In a recent interview, Simpson goes on: “Commercially… it makes perfect sense to maintain that metrosexuals are all straight — after all, advertising is trying to persuade as many men as possible to relax their sphincter muscles, cooing in their ear that there’s nothing gay about being f***ed by Corporate consumerism. Which, ironically, is true.” If Mark Simpson is gay, does that mean metrosexuals are too? Most current references point to no. However, according to Simpson’s original definition, orientation is unimportant. Simpson clarified this point in an interview with Russia’s OM Magazine, explaining, “Metrosexuality is in fact the end of ’sexuality’.” He envisions a world that doesn’t care about sexuality. To him, sexuality “is utterly immaterial because the metrosexual has taken himself as his own love object and pleasure as his sexual aim. Desire in the metrosexual has been uncoupled, or at least irretrievably loosened, from reproduction and gender — and reattached to commercial signs. Adverts. Images. Icons. Brands.” In esseence, he means that these roles which our societies have for so long been embedded into our minds are changing.

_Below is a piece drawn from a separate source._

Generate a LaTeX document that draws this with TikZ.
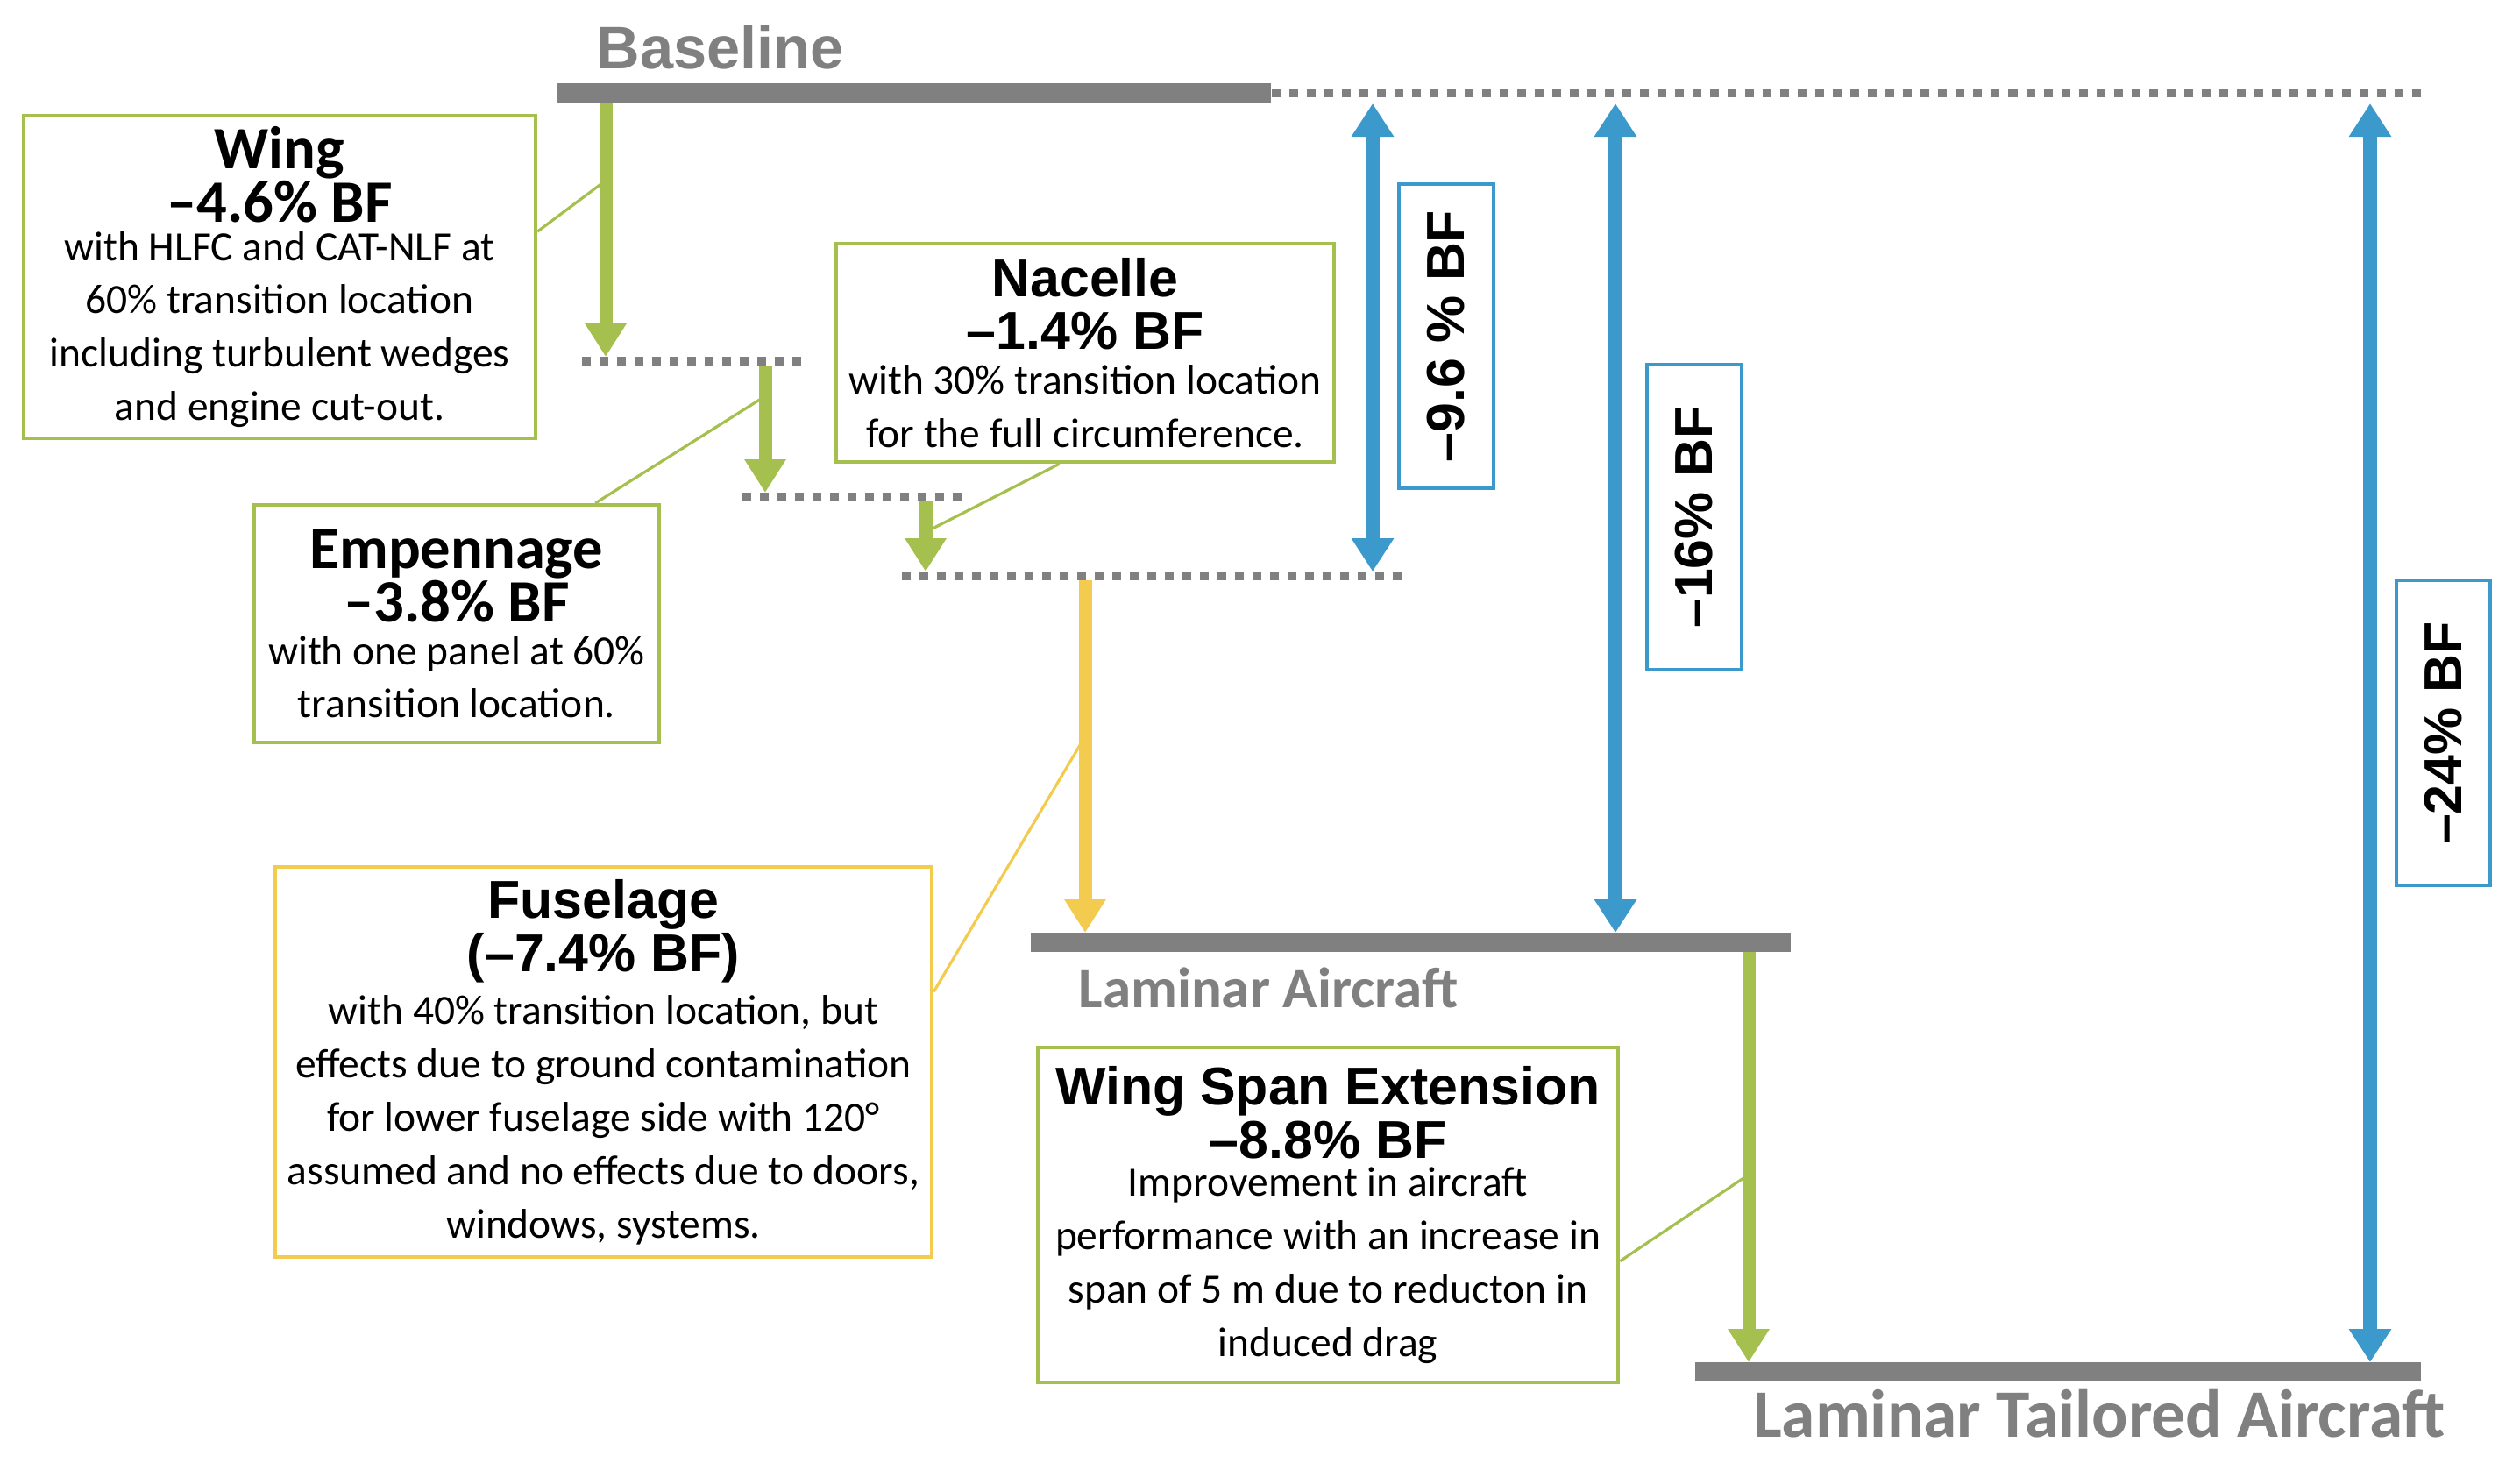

Those roles we previously thought only were for men, can now be for women, and vice versa. Basically, it is ok to be whoever you like.

In general everyday use, to be called metrosexual is not to be called gay, but rather sensitive, chic and cultured. In many ways it is more of a compliment than it is a put down. Though some more conservative men would see it other wise, to be called metrosexual is a way of saying that you have evolved with the changing times and you are ready to take on whatever is next.